◆ Challenge
Go over the entries below line by line, copying each one that contains the word "this".

** start Supplied information **

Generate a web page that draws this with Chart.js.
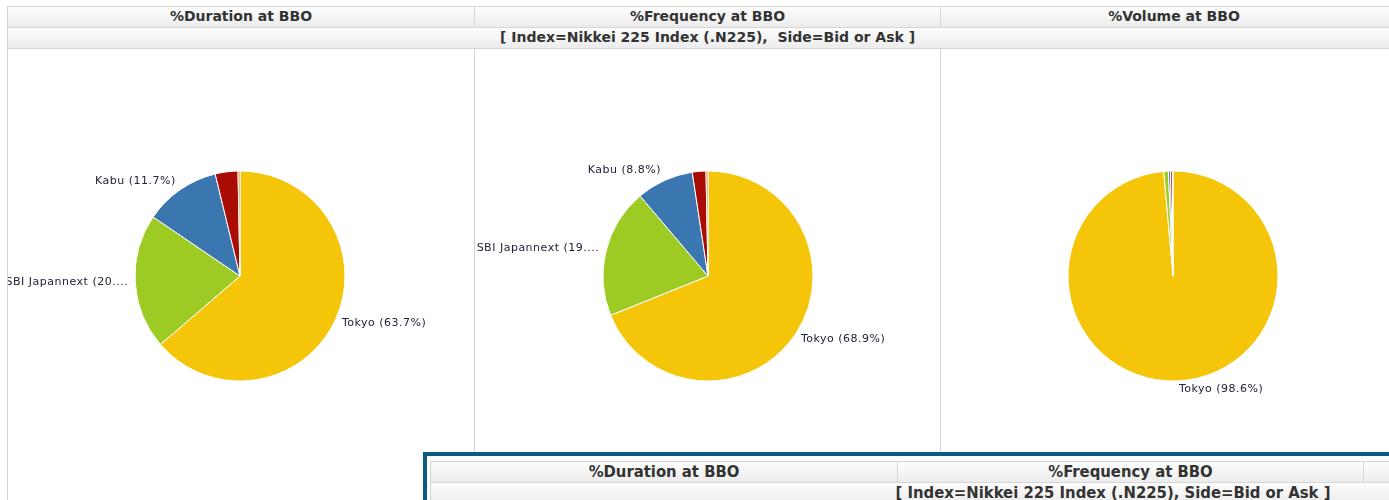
<!DOCTYPE html>
<html>
<head>
<meta charset="utf-8">
<script src="https://cdn.jsdelivr.net/npm/chart.js@4.4.1/dist/chart.umd.min.js"></script>
<style>
  html, body { margin: 0; padding: 0; background: #fff; }
  body { width: 1389px; height: 500px; overflow: hidden; position: relative; font-family: "DejaVu Sans", sans-serif; }
  .abs { position: absolute; box-sizing: border-box; }
  .hdr { background: linear-gradient(#fdfdfd, #ececec); border: 1px solid #d6d6d6; color: #333; font-weight: bold;
         font-size: 14px; text-align: center; line-height: 19px; white-space: nowrap; overflow: hidden; }
  .vline { position: absolute; width: 1px; background: #d3d3d3; }
  .panel { position: absolute; }
  .ovl { position: absolute; left: 423px; top: 452px; width: 1000px; height: 100px; border-top: 4px solid #0b5a82;
         border-left: 4px solid #0b5a82; background: #fff; box-sizing: border-box; }
  .ohdr { background: linear-gradient(#fdfdfd, #ececec); border: 1px solid #d6d6d6; color: #333;
          font-family: "DejaVu Sans Condensed", "DejaVu Sans", sans-serif; font-size: 16.5px; text-align: center;
          line-height: 19px; white-space: nowrap; overflow: hidden; font-weight: bold; }
</style>
</head>
<body>
<!-- main header table -->
<div class="abs hdr" style="left:7px;top:6px;width:468px;height:22px;">%Duration at BBO</div>
<div class="abs hdr" style="left:474px;top:6px;width:467px;height:22px;">%Frequency at BBO</div>
<div class="abs hdr" style="left:940px;top:6px;width:468px;height:22px;">%Volume at BBO</div>
<div class="abs hdr" style="left:7px;top:27px;width:1401px;height:22px;">[ Index=Nikkei 225 Index (.N225),&nbsp; Side=Bid or Ask ]</div>
<div class="vline" style="left:7px;top:48px;height:452px;"></div>
<div class="vline" style="left:474px;top:48px;height:452px;"></div>
<div class="vline" style="left:940px;top:48px;height:452px;"></div>

<div class="panel" style="left:8px;top:49px;width:464px;height:454px;"><canvas id="c1"></canvas></div>
<div class="panel" style="left:475px;top:49px;width:466px;height:454px;"><canvas id="c2"></canvas></div>
<div class="panel" style="left:941px;top:49px;width:464px;height:454px;"><canvas id="c3"></canvas></div>

<!-- overlay -->
<div class="ovl">
  <div class="abs ohdr" style="left:3px;top:5px;width:468px;height:22px;">%Duration at BBO</div>
  <div class="abs ohdr" style="left:470px;top:5px;width:467px;height:22px;">%Frequency at BBO</div>
  <div class="abs ohdr" style="left:936px;top:5px;width:468px;height:22px;"></div>
  <div class="abs ohdr" style="left:3px;top:26px;width:1366px;height:22px;">[ Index=Nikkei 225 Index (.N225), Side=Bid or Ask ]</div>
</div>

<script>
const categories = ["Tokyo", "SBI Japannext", "Kabu", "Chi-X Japan", "Osaka"];
const durationValues = [63.7, 20.8, 11.7, 3.5, 0.3];
const frequencyValues = [68.9, 19.9, 8.8, 2.1, 0.3];
const volumeValues = [98.6, 0.7, 0.3, 0.3, 0.1];
const sliceColors = ["#F4C509", "#9DCB23", "#3A76AF", "#A90C02", "#E0741C"];

const labelPlugin = {
  id: 'sliceLabels',
  afterDatasetsDraw(chart) {
    const ctx = chart.ctx;
    const meta = chart.getDatasetMeta(0);
    const data = chart.data.datasets[0].data;
    const total = data.reduce((a, b) => a + b, 0);
    ctx.save();
    ctx.font = '11px "DejaVu Sans", sans-serif';
    ctx.letterSpacing = '0.5px';
    ctx.fillStyle = '#22223a';
    ctx.textBaseline = 'middle';
    meta.data.forEach((arc, i) => {
      const pct = data[i] / total * 100;
      if (pct < 5) return;
      const p = arc.getProps(['startAngle', 'endAngle', 'x', 'y', 'outerRadius'], true);
      const mid = (p.startAngle + p.endAngle) / 2;
      const r = p.outerRadius + 6;
      const c = Math.cos(mid), s = Math.sin(mid);
      const px = p.x + c * r;
      const py = p.y + s * r + (s < 0 ? 5 * s : 2 * s);
      let text = chart.data.labels[i] + ' (' + data[i].toFixed(1) + '%)';
      if (text.length > 18) text = text.slice(0, 18) + '...';
      ctx.textAlign = c >= 0 ? 'left' : 'right';
      ctx.fillText(text, px + (c >= 0 ? 1 : -1), py);
    });
    ctx.restore();
  }
};

function makePie(id, values) {
  new Chart(document.getElementById(id), {
    type: 'pie',
    data: {
      labels: categories,
      datasets: [{
        data: values,
        backgroundColor: sliceColors,
        borderColor: '#ffffff',
        borderWidth: 1,
        radius: 105
      }]
    },
    options: {
      responsive: true,
      maintainAspectRatio: false,
      animation: false,
      layout: { padding: 0 },
      plugins: { legend: { display: false }, tooltip: { enabled: false } }
    },
    plugins: [labelPlugin]
  });
}
makePie('c1', durationValues);
makePie('c2', frequencyValues);
makePie('c3', volumeValues);
</script>
</body>
</html>
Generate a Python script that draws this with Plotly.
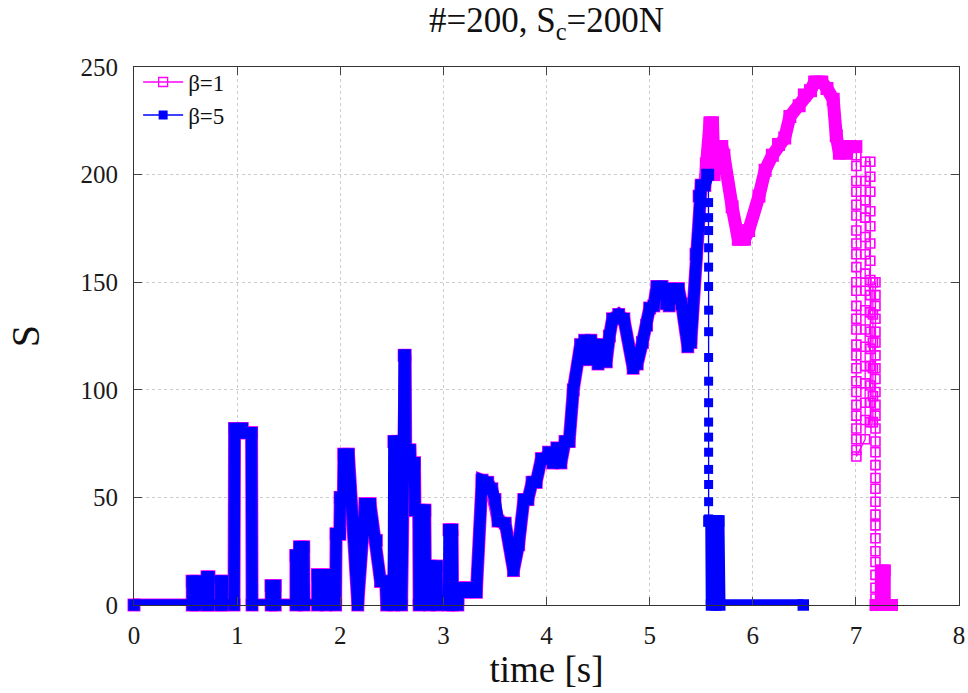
import plotly.graph_objects as go

# ---------------- data ----------------
title_text = "#=200, S<sub>c</sub>=200N"
x_title = "time [s]"
y_title = "S"
x_ticks = [0, 1, 2, 3, 4, 5, 6, 7, 8]
y_ticks = [0, 50, 100, 150, 200, 250]
series_names = ["β=1", "β=5"]

# part of the signal shared by both runs (t in s, S)
t_common = [0.00, 0.565, 0.565, 0.60, 0.60, 0.71, 0.71, 0.725, 0.725, 0.84, 0.84, 0.855, 0.855,
            0.97, 0.975, 1.05, 1.06, 1.14, 1.145, 1.33, 1.33, 1.37, 1.37,
            1.57, 1.57, 1.60, 1.605, 1.645, 1.65, 1.78, 1.78, 1.855, 1.86,
            1.955, 1.96, 1.995, 2.00, 2.03, 2.035, 2.08, 2.17, 2.24, 2.29, 2.35, 2.39, 2.44, 2.45,
            2.515, 2.52, 2.55, 2.555, 2.56, 2.59, 2.595, 2.60, 2.615, 2.62, 2.63, 2.635, 2.675,
            2.68, 2.72, 2.725, 2.76, 2.765, 2.775, 2.82, 2.825, 2.86, 2.865, 2.875, 2.935, 2.94,
            3.05, 3.055, 3.085, 3.09, 3.14, 3.145, 3.22, 3.225, 3.32, 3.375, 3.43, 3.47, 3.50,
            3.53, 3.60, 3.68, 3.73, 3.78, 3.82, 3.86, 3.90, 3.95, 3.99, 4.02, 4.06, 4.10, 4.14,
            4.18, 4.22, 4.26, 4.33, 4.37, 4.40, 4.43, 4.47, 4.50, 4.54, 4.58, 4.61, 4.64, 4.70,
            4.75, 4.84, 4.88, 4.93, 4.97, 5.00, 5.04, 5.07, 5.12, 5.16, 5.19, 5.22, 5.28, 5.31,
            5.37, 5.40, 5.45, 5.48, 5.50, 5.535]
s_common = [0, 0, 11, 11, 0, 0, 13, 13, 0, 0, 11, 11, 0,
            0, 82, 82, 80, 80, 0, 0, 9, 9, 0,
            0, 23, 23, 27, 27, 0, 0, 14, 14, 0,
            0, 33, 33, 50, 50, 70, 70, 0, 47, 47, 30, 11, 11, 0,
            0, 76, 76, 5, 76, 76, 0, 76, 76, 116, 116, 72, 72,
            66, 66, 44, 44, 0, 44, 44, 18, 18, 0, 18, 18, 0,
            0, 35, 35, 0, 0, 8, 8, 6, 6, 58, 57, 54, 49,
            39, 38, 16, 28, 49, 49, 57, 57, 68, 68, 71, 66, 73, 66,
            76, 76, 100, 121, 123, 114, 123, 121, 112, 121, 113, 125, 133, 135,
            133, 110, 112, 122, 130, 138, 139, 148, 148, 140, 139, 147, 147, 140,
            120, 122, 163, 190, 195, 195]

# beta = 1 : continuation after the shared part
t_b1_tail = [5.55, 5.585, 5.61, 5.625, 5.64, 5.70, 5.72, 5.80, 5.86, 5.92, 5.96, 6.06, 6.12,
             6.19, 6.25, 6.31, 6.36, 6.45, 6.50, 6.56, 6.60, 6.67, 6.72, 6.78, 6.81, 6.84,
             6.91, 6.93, 7.00]
s_b1_tail = [205, 224, 224, 200, 213, 213, 209, 185, 170, 170, 174, 190, 202,
             209, 214, 217, 227, 232, 237, 239, 243, 243, 240, 235, 218, 210,
             210, 213, 213]
# beta = 1 : sparse falling part (open squares)
t_b1_drop = [7.005] * 27 + [7.09] * 16 + [7.14] * 16 + [7.165] * 6 + [7.19] * 28
s_b1_drop = [213, 209, 204, 197, 192, 186, 181, 174, 168, 163, 157, 150, 146, 139, 133, 128,
             121, 116, 110, 104, 99, 93, 88, 82, 77, 72, 69,
             77, 86, 94, 103, 111, 120, 128, 137, 146, 154, 163, 171, 180, 188, 197, 206,
             206, 199, 192, 183, 176, 168, 160, 151, 144, 136, 127, 119, 111, 102, 94, 85,
             85, 97, 110, 122, 135, 150,
             150, 144, 139, 133, 127, 122, 116, 110, 105, 99, 93, 88, 82, 76, 71, 65,
             59, 54, 48, 42, 37, 31, 25, 20, 14, 8, 3, 0]
# beta = 1 : last small burst
t_b1_end = [7.19, 7.25, 7.25, 7.28, 7.28, 7.35]
s_b1_end = [0, 0, 16, 16, 0, 0]

# beta = 5 : continuation after the shared part
t_b5_tail = [5.555, 5.57]
s_b5_tail = [200, 200]
# beta = 5 : sparse drop (filled squares)
t_b5_drop = [5.57] + [5.572] * 18
s_b5_drop = [200, 187, 180, 174, 166, 157, 148, 137, 127, 115, 104, 94, 85, 78, 71, 63, 56, 48, 40]
# beta = 5 : last burst and zero tail
t_b5_end = [5.575, 5.595, 5.60, 5.605, 5.64, 5.645, 5.65, 5.67, 5.68, 6.49]
s_b5_end = [39, 39, 0, 39, 39, 0, 39, 39, 0, 0]

# ---------------- styling ----------------
MAG = "#ff00ff"
BLU = "#0000ff"
FONT = "Liberation Serif"

fig = go.Figure()


def band(x, y, color, width):
    return go.Scatter(x=x, y=y, mode="lines+markers", showlegend=False, cliponaxis=False,
                      line=dict(color=color, width=width),
                      marker=dict(symbol="square", size=width, color=color, line=dict(width=0)),
                      hoverinfo="skip")


# beta = 1 (drawn first, underneath)
fig.add_trace(band(t_common + t_b1_tail, s_common + s_b1_tail, MAG, 13))
fig.add_trace(go.Scatter(x=t_b1_drop, y=s_b1_drop, mode="lines+markers", showlegend=False,
                         cliponaxis=False,
                         line=dict(color=MAG, width=1.3),
                         marker=dict(symbol="square-open", size=9, color=MAG, line=dict(width=1.6)),
                         hoverinfo="skip"))
fig.add_trace(band(t_b1_end, s_b1_end, MAG, 12))

# beta = 5
fig.add_trace(band(t_common + t_b5_tail, s_common + s_b5_tail, BLU, 11.5))
fig.add_trace(go.Scatter(x=t_b5_drop, y=s_b5_drop, mode="lines+markers", showlegend=False,
                         cliponaxis=False,
                         line=dict(color=BLU, width=1.3),
                         marker=dict(symbol="square", size=9, color=BLU),
                         hoverinfo="skip"))
fig.add_trace(band(t_b5_end, s_b5_end, BLU, 11.5))

# legend entries
fig.add_trace(go.Scatter(x=[None], y=[None], name=series_names[0], mode="lines+markers",
                         line=dict(color=MAG, width=1.5),
                         marker=dict(symbol="square-open", size=9, color=MAG, line=dict(width=1.3))))
fig.add_trace(go.Scatter(x=[None], y=[None], name=series_names[1], mode="lines+markers",
                         line=dict(color=BLU, width=1.5),
                         marker=dict(symbol="square", size=9, color=BLU)))

axis_common = dict(
    showline=True, linecolor="#333333", linewidth=1.2, mirror="ticks",
    ticks="inside", ticklen=8, tickwidth=1.2, tickcolor="#444444",
    showgrid=True, gridcolor="#cccccc", griddash="dot", gridwidth=1,
    zeroline=False, ticklabeloverflow="allow",
    tickfont=dict(family=FONT, size=25, color="#1a1a1a"),
)

fig.update_layout(
    width=968, height=693,
    margin=dict(l=134, r=3, t=67, b=88),
    paper_bgcolor="white", plot_bgcolor="white",
    font=dict(family=FONT, size=20, color="#111111"),
    title=dict(text=title_text, x=0.5, xref="paper", y=1 - 20 / 693, yref="container",
               xanchor="center", yanchor="middle",
               font=dict(family=FONT, size=35, color="#111111")),
    xaxis=dict(range=[0, 8], tickvals=x_ticks, ticklabelstandoff=8,
               title=dict(text=x_title, font=dict(family=FONT, size=37, color="#111111"), standoff=4),
               **axis_common),
    yaxis=dict(range=[0, 250], tickvals=y_ticks, ticklabelstandoff=10,
               title=dict(text=y_title, font=dict(family=FONT, size=40, color="#111111"), standoff=28),
               **axis_common),
    legend=dict(x=0.005, y=1.012, xanchor="left", yanchor="top", bgcolor="rgba(0,0,0,0)",
                font=dict(family=FONT, size=23, color="#111111"), tracegroupgap=0,
                itemwidth=40),
    showlegend=True,
)

fig.write_html("out.html")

** end Supplied information **

◆ Exercise output
Generate a web page that draws this with Chart.js.
Generate a Python script that draws this with Plotly.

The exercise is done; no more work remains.